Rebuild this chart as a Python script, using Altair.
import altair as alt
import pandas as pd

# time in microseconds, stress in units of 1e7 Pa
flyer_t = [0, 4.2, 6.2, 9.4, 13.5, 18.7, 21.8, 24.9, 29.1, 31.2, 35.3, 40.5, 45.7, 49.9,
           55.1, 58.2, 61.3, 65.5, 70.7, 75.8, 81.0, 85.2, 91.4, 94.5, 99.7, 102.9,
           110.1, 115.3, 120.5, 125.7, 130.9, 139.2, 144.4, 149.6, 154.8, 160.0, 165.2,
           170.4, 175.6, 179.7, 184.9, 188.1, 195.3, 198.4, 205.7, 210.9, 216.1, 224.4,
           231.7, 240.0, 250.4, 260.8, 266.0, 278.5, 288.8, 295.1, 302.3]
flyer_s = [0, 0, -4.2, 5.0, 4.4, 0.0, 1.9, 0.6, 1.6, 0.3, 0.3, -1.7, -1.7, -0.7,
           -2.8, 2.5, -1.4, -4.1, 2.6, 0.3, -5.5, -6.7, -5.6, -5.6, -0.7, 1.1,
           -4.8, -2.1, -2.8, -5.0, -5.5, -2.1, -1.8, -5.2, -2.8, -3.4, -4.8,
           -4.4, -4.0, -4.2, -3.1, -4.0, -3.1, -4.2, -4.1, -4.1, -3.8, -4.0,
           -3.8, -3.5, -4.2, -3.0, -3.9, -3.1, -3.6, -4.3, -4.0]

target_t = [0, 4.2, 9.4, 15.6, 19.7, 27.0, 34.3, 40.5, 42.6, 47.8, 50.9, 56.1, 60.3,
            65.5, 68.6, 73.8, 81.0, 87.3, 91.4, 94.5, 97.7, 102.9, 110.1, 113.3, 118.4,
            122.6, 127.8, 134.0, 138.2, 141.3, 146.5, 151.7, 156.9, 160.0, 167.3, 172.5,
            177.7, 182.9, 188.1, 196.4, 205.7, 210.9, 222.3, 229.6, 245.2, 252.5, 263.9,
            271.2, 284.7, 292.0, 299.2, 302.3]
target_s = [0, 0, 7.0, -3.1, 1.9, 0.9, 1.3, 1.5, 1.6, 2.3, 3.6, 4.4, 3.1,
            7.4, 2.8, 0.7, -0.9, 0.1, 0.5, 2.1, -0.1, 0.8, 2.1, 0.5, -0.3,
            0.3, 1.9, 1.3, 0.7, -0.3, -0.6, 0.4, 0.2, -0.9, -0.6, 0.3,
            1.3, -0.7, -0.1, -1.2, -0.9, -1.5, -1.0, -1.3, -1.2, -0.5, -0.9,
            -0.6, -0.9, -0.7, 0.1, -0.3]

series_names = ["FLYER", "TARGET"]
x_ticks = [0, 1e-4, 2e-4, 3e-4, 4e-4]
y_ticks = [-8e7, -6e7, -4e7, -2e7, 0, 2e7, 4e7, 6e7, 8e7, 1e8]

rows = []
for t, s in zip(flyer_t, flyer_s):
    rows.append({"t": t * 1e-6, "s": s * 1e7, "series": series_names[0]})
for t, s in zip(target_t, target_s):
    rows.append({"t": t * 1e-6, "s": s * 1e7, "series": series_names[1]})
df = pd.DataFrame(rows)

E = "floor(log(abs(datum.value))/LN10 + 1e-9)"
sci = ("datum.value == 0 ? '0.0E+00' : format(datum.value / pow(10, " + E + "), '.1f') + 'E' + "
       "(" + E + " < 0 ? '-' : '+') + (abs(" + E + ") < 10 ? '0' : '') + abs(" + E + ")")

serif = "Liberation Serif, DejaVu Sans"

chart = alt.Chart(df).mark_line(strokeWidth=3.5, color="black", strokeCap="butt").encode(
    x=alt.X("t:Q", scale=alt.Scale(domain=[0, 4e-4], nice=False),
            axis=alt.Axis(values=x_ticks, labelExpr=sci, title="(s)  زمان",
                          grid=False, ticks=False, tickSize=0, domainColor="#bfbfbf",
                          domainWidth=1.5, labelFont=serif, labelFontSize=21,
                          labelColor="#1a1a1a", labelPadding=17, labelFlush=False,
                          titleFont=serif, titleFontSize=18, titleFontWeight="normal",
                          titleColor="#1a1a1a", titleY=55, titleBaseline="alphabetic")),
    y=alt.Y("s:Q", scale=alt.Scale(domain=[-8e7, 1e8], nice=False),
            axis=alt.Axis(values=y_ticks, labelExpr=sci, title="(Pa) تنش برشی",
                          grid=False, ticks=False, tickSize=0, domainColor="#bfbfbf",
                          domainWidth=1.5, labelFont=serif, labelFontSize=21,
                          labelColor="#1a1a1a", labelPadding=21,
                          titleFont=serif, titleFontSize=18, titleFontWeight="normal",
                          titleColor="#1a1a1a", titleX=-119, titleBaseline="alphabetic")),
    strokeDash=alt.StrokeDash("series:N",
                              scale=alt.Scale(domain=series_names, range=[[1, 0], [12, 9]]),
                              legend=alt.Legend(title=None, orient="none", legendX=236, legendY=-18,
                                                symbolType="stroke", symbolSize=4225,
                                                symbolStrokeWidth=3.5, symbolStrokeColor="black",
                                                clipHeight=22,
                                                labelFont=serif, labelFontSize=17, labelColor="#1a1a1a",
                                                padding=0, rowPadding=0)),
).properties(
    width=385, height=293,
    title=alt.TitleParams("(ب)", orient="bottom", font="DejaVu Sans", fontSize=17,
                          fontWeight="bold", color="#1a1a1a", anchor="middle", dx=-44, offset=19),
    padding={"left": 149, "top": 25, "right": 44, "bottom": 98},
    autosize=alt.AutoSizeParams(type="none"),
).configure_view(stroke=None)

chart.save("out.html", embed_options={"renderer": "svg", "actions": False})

==

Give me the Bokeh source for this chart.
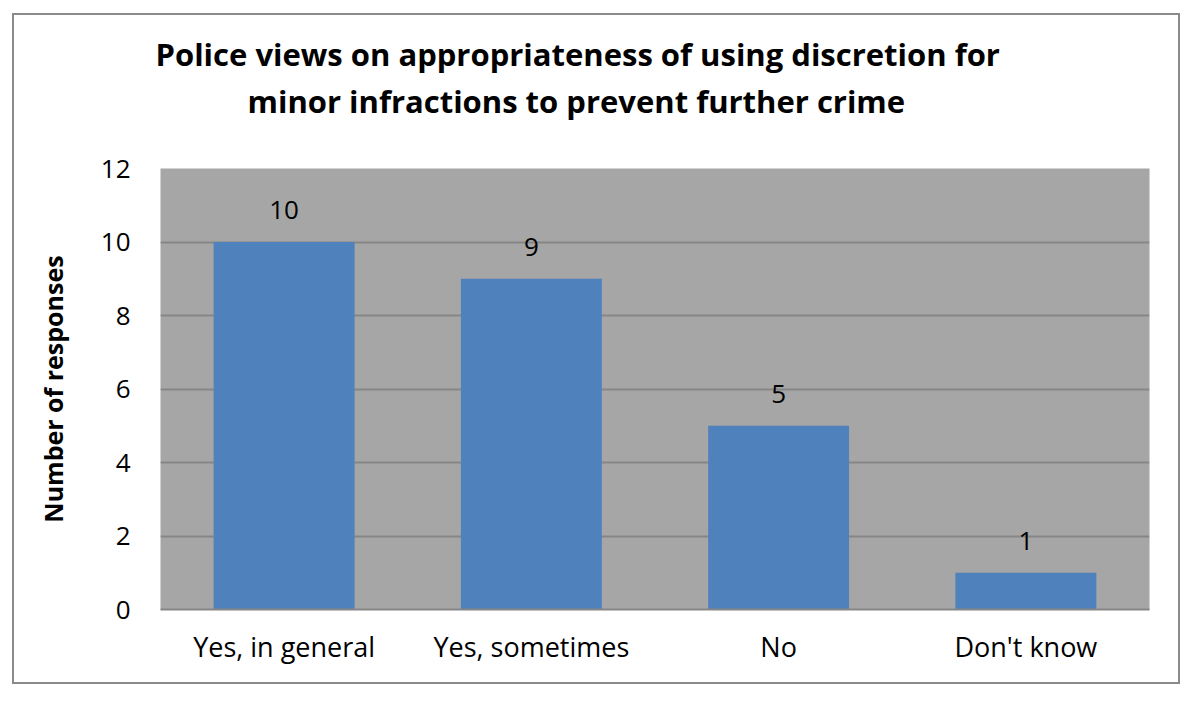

*TASK OBJECTIVE*. Begin with the line containing "Rebuild this chart", end with the line containing "6e7, 8e7, 1e8]", and repeat every line in that stretch exactly.

*TASK RESPONSE*.
Rebuild this chart as a Python script, using Altair.
import altair as alt
import pandas as pd

# time in microseconds, stress in units of 1e7 Pa
flyer_t = [0, 4.2, 6.2, 9.4, 13.5, 18.7, 21.8, 24.9, 29.1, 31.2, 35.3, 40.5, 45.7, 49.9,
           55.1, 58.2, 61.3, 65.5, 70.7, 75.8, 81.0, 85.2, 91.4, 94.5, 99.7, 102.9,
           110.1, 115.3, 120.5, 125.7, 130.9, 139.2, 144.4, 149.6, 154.8, 160.0, 165.2,
           170.4, 175.6, 179.7, 184.9, 188.1, 195.3, 198.4, 205.7, 210.9, 216.1, 224.4,
           231.7, 240.0, 250.4, 260.8, 266.0, 278.5, 288.8, 295.1, 302.3]
flyer_s = [0, 0, -4.2, 5.0, 4.4, 0.0, 1.9, 0.6, 1.6, 0.3, 0.3, -1.7, -1.7, -0.7,
           -2.8, 2.5, -1.4, -4.1, 2.6, 0.3, -5.5, -6.7, -5.6, -5.6, -0.7, 1.1,
           -4.8, -2.1, -2.8, -5.0, -5.5, -2.1, -1.8, -5.2, -2.8, -3.4, -4.8,
           -4.4, -4.0, -4.2, -3.1, -4.0, -3.1, -4.2, -4.1, -4.1, -3.8, -4.0,
           -3.8, -3.5, -4.2, -3.0, -3.9, -3.1, -3.6, -4.3, -4.0]

target_t = [0, 4.2, 9.4, 15.6, 19.7, 27.0, 34.3, 40.5, 42.6, 47.8, 50.9, 56.1, 60.3,
            65.5, 68.6, 73.8, 81.0, 87.3, 91.4, 94.5, 97.7, 102.9, 110.1, 113.3, 118.4,
            122.6, 127.8, 134.0, 138.2, 141.3, 146.5, 151.7, 156.9, 160.0, 167.3, 172.5,
            177.7, 182.9, 188.1, 196.4, 205.7, 210.9, 222.3, 229.6, 245.2, 252.5, 263.9,
            271.2, 284.7, 292.0, 299.2, 302.3]
target_s = [0, 0, 7.0, -3.1, 1.9, 0.9, 1.3, 1.5, 1.6, 2.3, 3.6, 4.4, 3.1,
            7.4, 2.8, 0.7, -0.9, 0.1, 0.5, 2.1, -0.1, 0.8, 2.1, 0.5, -0.3,
            0.3, 1.9, 1.3, 0.7, -0.3, -0.6, 0.4, 0.2, -0.9, -0.6, 0.3,
            1.3, -0.7, -0.1, -1.2, -0.9, -1.5, -1.0, -1.3, -1.2, -0.5, -0.9,
            -0.6, -0.9, -0.7, 0.1, -0.3]

series_names = ["FLYER", "TARGET"]
x_ticks = [0, 1e-4, 2e-4, 3e-4, 4e-4]
y_ticks = [-8e7, -6e7, -4e7, -2e7, 0, 2e7, 4e7, 6e7, 8e7, 1e8]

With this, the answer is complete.